By Mason McRae
With fifteen Blue Jays games remaining, it’s safe to say that the Jays will be selecting fifth overall in the 2020 MLB Draft. They currently sit two games behind the Royals for the fourth overall pick and three and a half games ahead of the Mariners, who sit with the sixth overall pick. It’s definitely possible to see a jump to the fourth overall pick – which would be glorious, but it’s almost a guarantee that the Jays will have the fifth pick. So let’s pretend that the draft was today, and take a look at what a potential blueprint would look like for the Blue Jays 2020 draft.
Now, I think everybody in the draft world can agree that you should take the best player on your board in the first round. Why? Compared to most drafts, the MLB is one that takes the longest development to nurture prospects into big leaguers, so reaching for a player on your board because it’s a need is foolish given that in four years when he’s ready – you have zero clue what positions will be needed. Take the best player available and move on. In this scenario though, we’ll factor in system needs because of the volume of the fifth overall pick.

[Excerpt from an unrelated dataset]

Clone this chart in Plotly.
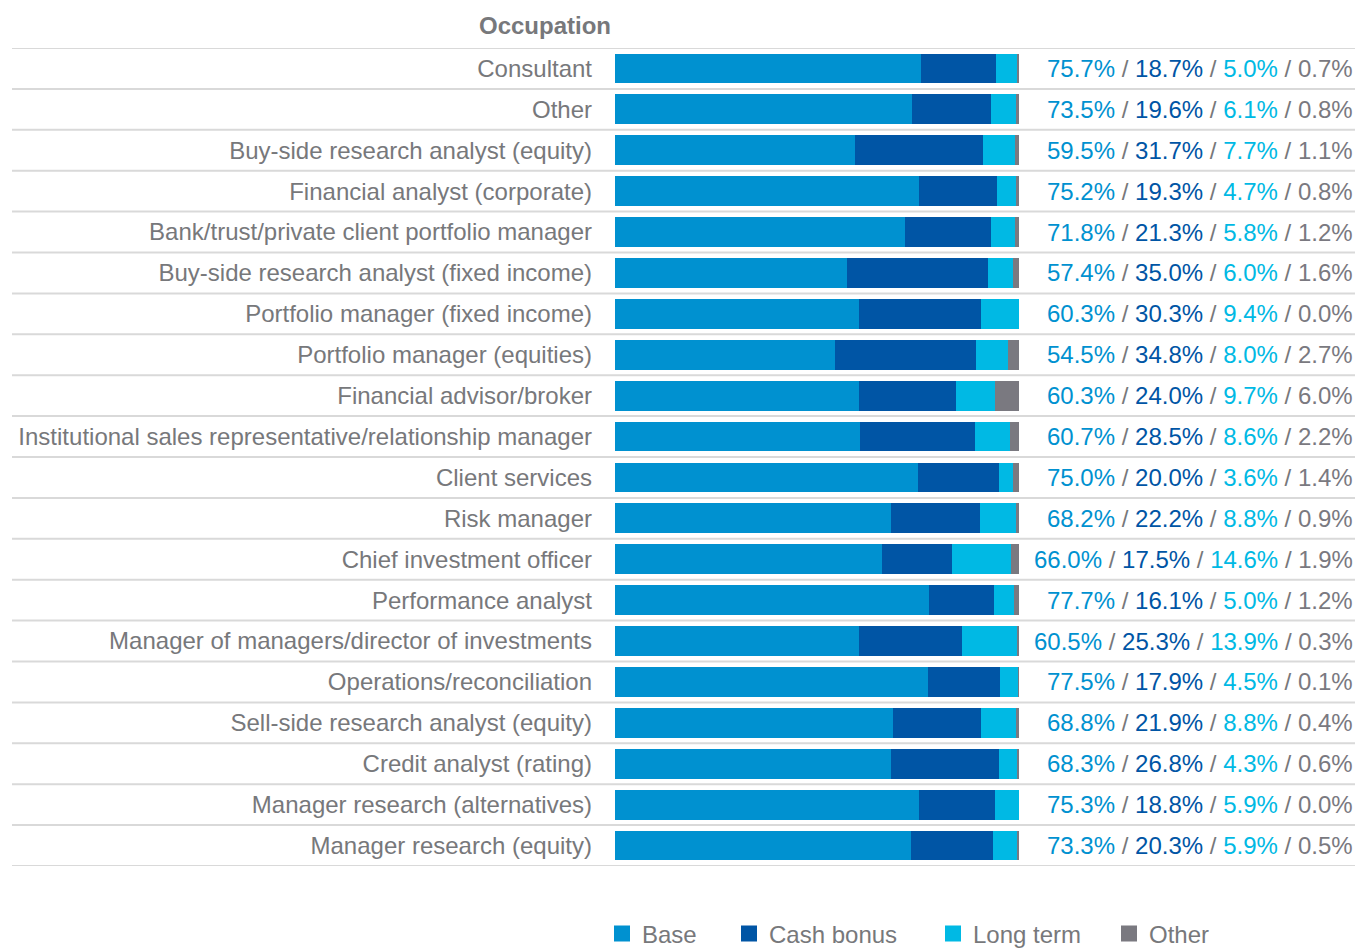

The hope is for the Jays to have Dylan Crews slide to them at five, and to be frank – there’s a shot. Crews is my No. 3 player in the class, but Mick Abel, Austin Hendrick, Pete Crow-Armstrong, and Cole Wilcox could all go before the Jays’ pick. Now like I said, Crews would be a slam dunk selection – the problem is if he slips through the cracks, those cracks being KC and Miami’s picks.
If Crews isn’t there, which is more likely to be the case than not, the next man has got to be Mick Abel, the best prep arm in the class. Now that title is up for debate, some will take Jared Kelley. But I’m taking Abel, a dream build for a top of the rotation arm standing at 6’6 and weighing 185. He’s got some muscle to grow, which means he has a really good shot at even more velocity added. As if he needs any velo added to his fastball sitting in the 94-96 range. The best part, his fastball might not even be his best pitch. Abel has a borderline plus CB with some advanced spin and command. His arm is fluent and whippy and he’s exactly what the Jays need in their system, a high upside arm that projects as a top of the rotation starter.
Abel and Crews being taken at three and four is still a strong possibility, now that would hurt badly. But luckily the difference between the best OF in the class and the second best isn’t significant. If Crews is gone, you take your choice of Pete Crow-Armstrong or Austin Hendrick. They’re black and white when it comes to gamestyles, Hendrick is a COF with raw power, and swing and miss concerns – while Pete is an elite CF with plus speed and an advanced hit tool. Who gets the edge? If you’ve seen Hendricks take BP, you probably want him. But if you want a five-tool player that changes the game at every facet. You take Pete, if it’s my call. You take Pete Crow-Armstrong and watch your centre fielder of the future for the next decade – develop and nurture into a Kevin Kiermaier defender with an Adam Jones bat.
Now if you want to look outside the box, consider Drew Romo, an elite defender at catcher with 50 everything hitting wise could be an interesting selection because of his value at the most important position (not including Pitchers). A player some Jays fans will want is Blaze Jordan, who has the second-best power tool in the class and arguably the best bat this year from the HS Ranks. The problem: He’s a R/R 1B with a fringe shot at playing third, he’s young for the class and has gotten plenty of social media attention. Yes he’s a scary good bat, but he lacks flexibility on defense and that doesn’t warrant a spot in the top-five.
Now with all of these names being brought up, who would you want at Pick Five if the draft was today? Me personally, obviously Dylan Crews. But realistically – Drew Romo is the guy I want.